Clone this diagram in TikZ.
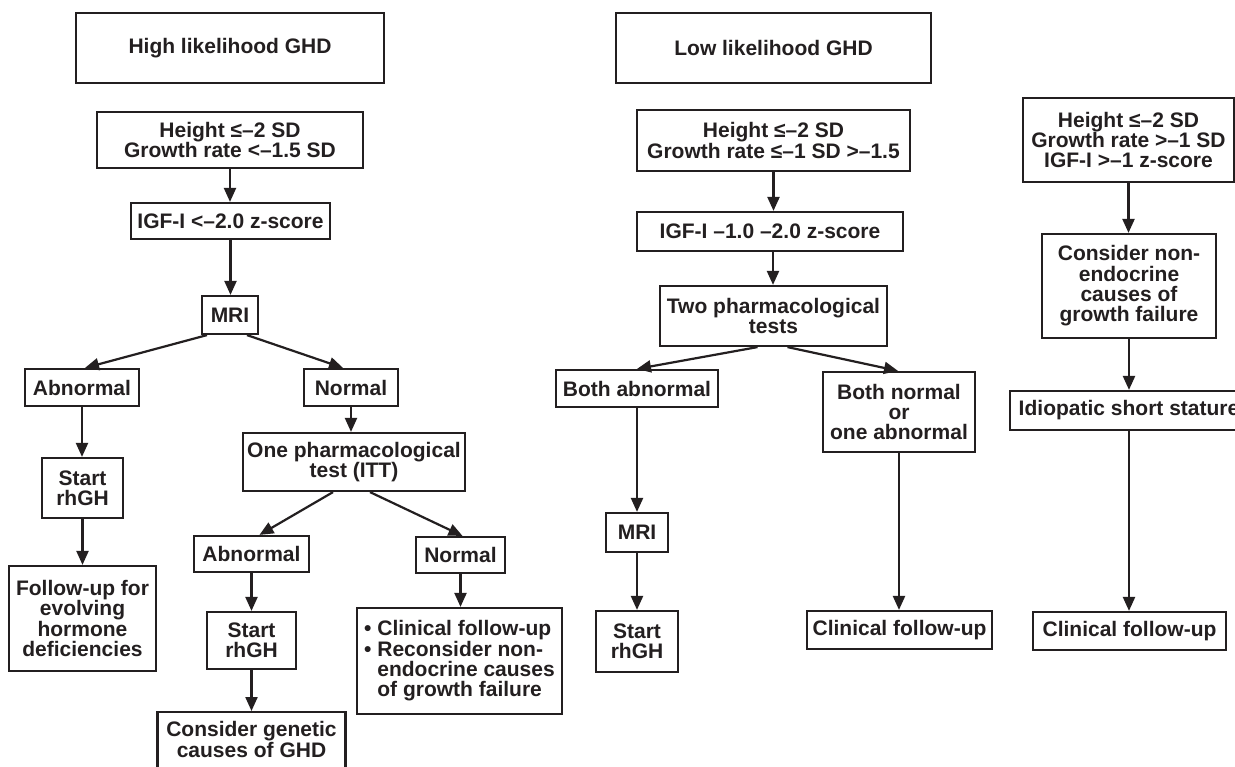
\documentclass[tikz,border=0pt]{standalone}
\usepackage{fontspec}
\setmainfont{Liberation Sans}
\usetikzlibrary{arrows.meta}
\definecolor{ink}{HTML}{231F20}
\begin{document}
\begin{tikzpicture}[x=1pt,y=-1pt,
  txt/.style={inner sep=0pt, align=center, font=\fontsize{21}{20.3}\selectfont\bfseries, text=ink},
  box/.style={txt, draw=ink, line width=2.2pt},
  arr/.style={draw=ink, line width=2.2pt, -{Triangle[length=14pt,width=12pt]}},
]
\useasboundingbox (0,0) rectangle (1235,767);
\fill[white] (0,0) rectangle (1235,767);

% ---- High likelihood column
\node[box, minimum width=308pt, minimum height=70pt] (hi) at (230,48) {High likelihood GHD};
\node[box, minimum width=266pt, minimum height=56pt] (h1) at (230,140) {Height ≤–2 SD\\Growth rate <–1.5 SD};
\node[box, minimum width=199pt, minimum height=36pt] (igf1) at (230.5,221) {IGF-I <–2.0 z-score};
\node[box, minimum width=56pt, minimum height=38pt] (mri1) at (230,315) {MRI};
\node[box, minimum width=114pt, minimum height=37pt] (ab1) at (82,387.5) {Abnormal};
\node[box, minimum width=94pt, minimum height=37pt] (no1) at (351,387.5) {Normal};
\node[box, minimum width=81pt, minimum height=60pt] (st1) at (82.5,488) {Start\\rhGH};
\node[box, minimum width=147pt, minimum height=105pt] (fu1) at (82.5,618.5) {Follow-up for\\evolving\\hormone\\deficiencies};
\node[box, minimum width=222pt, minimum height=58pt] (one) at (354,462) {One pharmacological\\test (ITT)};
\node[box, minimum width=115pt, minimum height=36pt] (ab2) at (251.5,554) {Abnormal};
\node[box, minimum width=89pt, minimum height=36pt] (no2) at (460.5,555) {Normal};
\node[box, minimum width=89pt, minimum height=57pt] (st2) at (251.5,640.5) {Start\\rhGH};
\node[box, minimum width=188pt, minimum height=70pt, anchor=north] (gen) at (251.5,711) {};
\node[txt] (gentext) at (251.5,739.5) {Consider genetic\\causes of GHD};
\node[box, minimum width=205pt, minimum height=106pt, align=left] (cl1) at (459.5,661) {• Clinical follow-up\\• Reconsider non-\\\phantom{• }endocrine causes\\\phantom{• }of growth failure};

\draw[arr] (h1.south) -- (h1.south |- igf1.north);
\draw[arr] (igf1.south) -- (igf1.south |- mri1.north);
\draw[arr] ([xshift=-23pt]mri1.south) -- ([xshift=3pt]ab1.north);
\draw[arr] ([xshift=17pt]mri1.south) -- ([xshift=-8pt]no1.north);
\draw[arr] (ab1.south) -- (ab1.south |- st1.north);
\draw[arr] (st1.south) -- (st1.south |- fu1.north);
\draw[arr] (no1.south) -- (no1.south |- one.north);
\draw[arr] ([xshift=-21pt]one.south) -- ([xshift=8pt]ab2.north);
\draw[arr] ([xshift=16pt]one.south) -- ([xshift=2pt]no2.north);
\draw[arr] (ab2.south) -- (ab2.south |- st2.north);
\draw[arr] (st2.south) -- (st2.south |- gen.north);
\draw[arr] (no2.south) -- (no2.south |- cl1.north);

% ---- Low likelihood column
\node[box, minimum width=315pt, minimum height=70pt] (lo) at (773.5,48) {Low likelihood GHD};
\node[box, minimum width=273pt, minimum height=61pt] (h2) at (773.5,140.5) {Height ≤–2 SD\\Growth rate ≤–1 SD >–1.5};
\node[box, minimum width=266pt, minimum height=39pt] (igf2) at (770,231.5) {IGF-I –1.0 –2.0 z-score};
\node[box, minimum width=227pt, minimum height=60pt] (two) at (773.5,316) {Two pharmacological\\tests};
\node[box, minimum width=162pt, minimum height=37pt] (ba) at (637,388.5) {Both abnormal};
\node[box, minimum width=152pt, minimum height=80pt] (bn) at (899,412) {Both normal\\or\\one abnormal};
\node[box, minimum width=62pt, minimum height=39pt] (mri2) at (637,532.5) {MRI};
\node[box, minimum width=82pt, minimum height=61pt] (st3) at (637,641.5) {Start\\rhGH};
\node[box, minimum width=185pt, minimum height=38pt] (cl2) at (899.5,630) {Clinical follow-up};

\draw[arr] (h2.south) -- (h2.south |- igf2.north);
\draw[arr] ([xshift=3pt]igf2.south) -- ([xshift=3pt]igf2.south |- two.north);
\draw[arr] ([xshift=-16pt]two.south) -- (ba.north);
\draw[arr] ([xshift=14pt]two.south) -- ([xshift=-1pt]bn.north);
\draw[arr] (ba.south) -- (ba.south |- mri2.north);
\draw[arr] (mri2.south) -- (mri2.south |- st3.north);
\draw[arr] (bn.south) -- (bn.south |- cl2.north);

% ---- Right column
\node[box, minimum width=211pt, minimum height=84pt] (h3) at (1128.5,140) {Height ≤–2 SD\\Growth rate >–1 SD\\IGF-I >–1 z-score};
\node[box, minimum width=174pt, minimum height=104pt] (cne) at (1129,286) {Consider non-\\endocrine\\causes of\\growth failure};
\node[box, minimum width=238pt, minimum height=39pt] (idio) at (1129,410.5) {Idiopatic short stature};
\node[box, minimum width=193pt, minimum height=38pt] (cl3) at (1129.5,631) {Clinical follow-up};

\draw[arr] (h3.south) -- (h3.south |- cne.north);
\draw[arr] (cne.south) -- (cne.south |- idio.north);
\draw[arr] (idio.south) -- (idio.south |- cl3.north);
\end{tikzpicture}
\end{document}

§ **EXERCISE OBJECTIVE**: Exclude the pictures, and transcribe all of the material exactly.

§ **EXERCISE SOLUTION**:
Clone this diagram in TikZ.
\documentclass[tikz,border=0pt]{standalone}
\usepackage{fontspec}
\setmainfont{Liberation Sans}
\usetikzlibrary{arrows.meta}
\definecolor{ink}{HTML}{231F20}
\begin{document}
\begin{tikzpicture}[x=1pt,y=-1pt,
  txt/.style={inner sep=0pt, align=center, font=\fontsize{21}{20.3}\selectfont\bfseries, text=ink},
  box/.style={txt, draw=ink, line width=2.2pt},
  arr/.style={draw=ink, line width=2.2pt, -{Triangle[length=14pt,width=12pt]}},
]
\useasboundingbox (0,0) rectangle (1235,767);
\fill[white] (0,0) rectangle (1235,767);

% ---- High likelihood column
\node[box, minimum width=308pt, minimum height=70pt] (hi) at (230,48) {High likelihood GHD};
\node[box, minimum width=266pt, minimum height=56pt] (h1) at (230,140) {Height ≤–2 SD\\Growth rate <–1.5 SD};
\node[box, minimum width=199pt, minimum height=36pt] (igf1) at (230.5,221) {IGF-I <–2.0 z-score};
\node[box, minimum width=56pt, minimum height=38pt] (mri1) at (230,315) {MRI};
\node[box, minimum width=114pt, minimum height=37pt] (ab1) at (82,387.5) {Abnormal};
\node[box, minimum width=94pt, minimum height=37pt] (no1) at (351,387.5) {Normal};
\node[box, minimum width=81pt, minimum height=60pt] (st1) at (82.5,488) {Start\\rhGH};
\node[box, minimum width=147pt, minimum height=105pt] (fu1) at (82.5,618.5) {Follow-up for\\evolving\\hormone\\deficiencies};
\node[box, minimum width=222pt, minimum height=58pt] (one) at (354,462) {One pharmacological\\test (ITT)};
\node[box, minimum width=115pt, minimum height=36pt] (ab2) at (251.5,554) {Abnormal};
\node[box, minimum width=89pt, minimum height=36pt] (no2) at (460.5,555) {Normal};
\node[box, minimum width=89pt, minimum height=57pt] (st2) at (251.5,640.5) {Start\\rhGH};
\node[box, minimum width=188pt, minimum height=70pt, anchor=north] (gen) at (251.5,711) {};
\node[txt] (gentext) at (251.5,739.5) {Consider genetic\\causes of GHD};
\node[box, minimum width=205pt, minimum height=106pt, align=left] (cl1) at (459.5,661) {• Clinical follow-up\\• Reconsider non-\\\phantom{• }endocrine causes\\\phantom{• }of growth failure};

\draw[arr] (h1.south) -- (h1.south |- igf1.north);
\draw[arr] (igf1.south) -- (igf1.south |- mri1.north);
\draw[arr] ([xshift=-23pt]mri1.south) -- ([xshift=3pt]ab1.north);
\draw[arr] ([xshift=17pt]mri1.south) -- ([xshift=-8pt]no1.north);
\draw[arr] (ab1.south) -- (ab1.south |- st1.north);
\draw[arr] (st1.south) -- (st1.south |- fu1.north);
\draw[arr] (no1.south) -- (no1.south |- one.north);
\draw[arr] ([xshift=-21pt]one.south) -- ([xshift=8pt]ab2.north);
\draw[arr] ([xshift=16pt]one.south) -- ([xshift=2pt]no2.north);
\draw[arr] (ab2.south) -- (ab2.south |- st2.north);
\draw[arr] (st2.south) -- (st2.south |- gen.north);
\draw[arr] (no2.south) -- (no2.south |- cl1.north);

% ---- Low likelihood column
\node[box, minimum width=315pt, minimum height=70pt] (lo) at (773.5,48) {Low likelihood GHD};
\node[box, minimum width=273pt, minimum height=61pt] (h2) at (773.5,140.5) {Height ≤–2 SD\\Growth rate ≤–1 SD >–1.5};
\node[box, minimum width=266pt, minimum height=39pt] (igf2) at (770,231.5) {IGF-I –1.0 –2.0 z-score};
\node[box, minimum width=227pt, minimum height=60pt] (two) at (773.5,316) {Two pharmacological\\tests};
\node[box, minimum width=162pt, minimum height=37pt] (ba) at (637,388.5) {Both abnormal};
\node[box, minimum width=152pt, minimum height=80pt] (bn) at (899,412) {Both normal\\or\\one abnormal};
\node[box, minimum width=62pt, minimum height=39pt] (mri2) at (637,532.5) {MRI};
\node[box, minimum width=82pt, minimum height=61pt] (st3) at (637,641.5) {Start\\rhGH};
\node[box, minimum width=185pt, minimum height=38pt] (cl2) at (899.5,630) {Clinical follow-up};

\draw[arr] (h2.south) -- (h2.south |- igf2.north);
\draw[arr] ([xshift=3pt]igf2.south) -- ([xshift=3pt]igf2.south |- two.north);
\draw[arr] ([xshift=-16pt]two.south) -- (ba.north);
\draw[arr] ([xshift=14pt]two.south) -- ([xshift=-1pt]bn.north);
\draw[arr] (ba.south) -- (ba.south |- mri2.north);
\draw[arr] (mri2.south) -- (mri2.south |- st3.north);
\draw[arr] (bn.south) -- (bn.south |- cl2.north);

% ---- Right column
\node[box, minimum width=211pt, minimum height=84pt] (h3) at (1128.5,140) {Height ≤–2 SD\\Growth rate >–1 SD\\IGF-I >–1 z-score};
\node[box, minimum width=174pt, minimum height=104pt] (cne) at (1129,286) {Consider non-\\endocrine\\causes of\\growth failure};
\node[box, minimum width=238pt, minimum height=39pt] (idio) at (1129,410.5) {Idiopatic short stature};
\node[box, minimum width=193pt, minimum height=38pt] (cl3) at (1129.5,631) {Clinical follow-up};

\draw[arr] (h3.south) -- (h3.south |- cne.north);
\draw[arr] (cne.south) -- (cne.south |- idio.north);
\draw[arr] (idio.south) -- (idio.south |- cl3.north);
\end{tikzpicture}
\end{document}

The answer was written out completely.